Deir ez-Zor Camps - Wikipedia

Those Armenians who survived during the genocide in 1915-1916 were driven onward in two directions – either toward Damascus, or along the Euphrates to Deir ez-Zor. During the early period of massacres, 30,000 Armenians were encamped in various camps outside the town of Deir ez-Zor. They were under the protection of the Arab governor Ali Suad Bey until the Ottoman authorities decided to replace him with Zeki Bey, who was known for his cruelty and barbarity.[3] When the refugees, including women and children, reached Deir ez-Zor, they cooked grass, ate dead birds,[4]and although there was a cave near the Deir ez-Zor for prisoners to store until they starved, no "camp" seems ever to have been planned for the Armenians.[5]

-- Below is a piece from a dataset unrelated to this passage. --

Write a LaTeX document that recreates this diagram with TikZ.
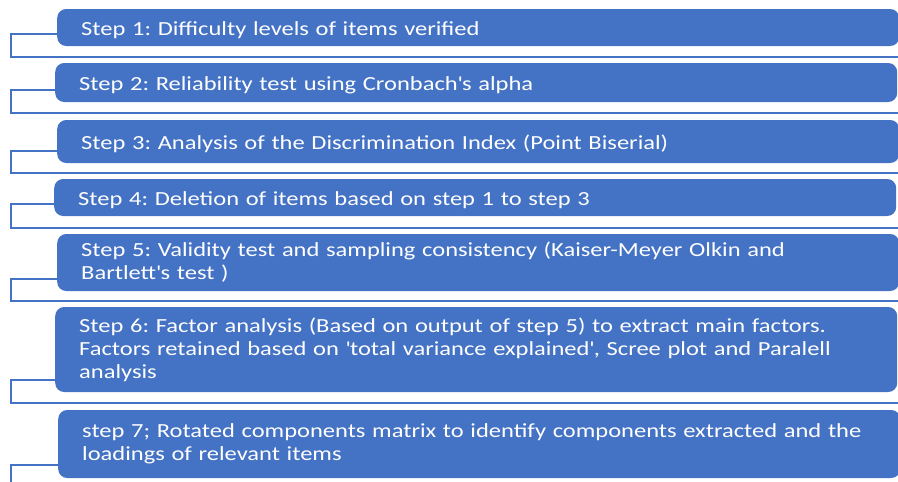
\documentclass[tikz,border=0pt]{standalone}
\usepackage{fontspec}
\setmainfont{Carlito}[FakeStretch=1.225]
\usepackage{xcolor}
\usetikzlibrary{positioning, calc}
\definecolor{stepblue}{HTML}{4472C4}
\frenchspacing

\begin{document}
\begin{tikzpicture}[
  x=1pt, y=-1pt,
  stepbox/.style={fill=stepblue, rounded corners=9pt, anchor=west,
    text=white, text width=794pt, inner xsep=24pt, inner ysep=0pt,
    align=left, font=\fontsize{20}{23}\selectfont},
  oneline/.style={text height=16pt, text depth=1pt},
  bracket/.style={draw=stepblue, line width=2pt},
]
\useasboundingbox (0,0) rectangle (898,482);

% ===== STEP BOXES =====
\node[stepbox, oneline, minimum height=37pt] (s1) at (57, 27.5)
  {Step 1: Difficulty levels of items verified};
\node[stepbox, oneline, minimum height=39pt] (s2) at (55, 82.5)
  {Step 2: Reliability test using Cronbach\textquotesingle s alpha};
\node[stepbox, oneline, minimum height=43pt] (s3) at (57, 141.5)
  {Step 3: Analysis of the Discrimination Index (Point Biserial)};
\node[stepbox, oneline, minimum height=37pt] (s4) at (54, 197.5)
  {Step 4: Deletion of items based on step 1 to step 3};
\node[stepbox, minimum height=57pt] (s5) at (57, 262.5)
  {Step 5: Validity test and sampling consistency (Kaiser-Meyer Olkin and\\
  Bartlett\textquotesingle s test )};
\node[stepbox, minimum height=85pt] (s6) at (55, 349.5)
  {Step 6: Factor analysis (Based on output of step 5) to extract main factors.\\
  Factors retained based on \textquotesingle total variance explained\textquotesingle, Scree plot and Paralell\\
  analysis};
\node[stepbox, minimum height=68pt] (s7) at (58, 444)
  {step 7; Rotated components matrix to identify components extracted and the\\
  loadings of relevant items};

% ===== BRACKET ENDS =====
\coordinate (c1) at (11, 57);  \coordinate (e1) at (898, 57);
\coordinate (c2) at (11, 113); \coordinate (e2) at (898, 113);
\coordinate (c3) at (11, 173); \coordinate (e3) at (898, 173);
\coordinate (c4) at (11, 228); \coordinate (e4) at (898, 228);
\coordinate (c5) at (11, 301); \coordinate (e5) at (898, 301);
\coordinate (c6) at (11, 403); \coordinate (e6) at (898, 403);
\coordinate (c7) at (11, 492); \coordinate (e7) at (898, 492);

% Brackets
\draw[bracket] ([yshift=12pt]s1.south west) -| (c1) -- (e1);
\draw[bracket] ([yshift=12pt]s2.south west) -| (c2) -- (e2);
\draw[bracket] ([yshift=12pt]s3.south west) -| (c3) -- (e3);
\draw[bracket] ([yshift=12pt]s4.south west) -| (c4) -- (e4);
\draw[bracket] ([yshift=12pt]s5.south west) -| (c5) -- (e5);
\draw[bracket] ([yshift=12pt]s6.south west) -| (c6) -- (e6);
\draw[bracket] ([yshift=13pt]s7.south west) -| (c7) -- (e7);

\end{tikzpicture}
\end{document}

According to Minority Rights Group,

"Those who survived the long journey south were herded into huge open-air concentration camps, the grimmest of which was Deir-ez-Zor... where they were starved and killed by sadistic guards. A small number escaped through the secret protection of friendly Arabs from villages in Northern Syria".[6]

According to Christopher J. Walker, "'Deportation' was just a euphemism for mass murder. No provision was made for their journey or exile, and unless they could bribe their guards, they were forbidden in almost all cases food and water." Those who survived landed up between Jerablus and Deir ez-Zor, "a vast and horrific open-air concentration camp".[7]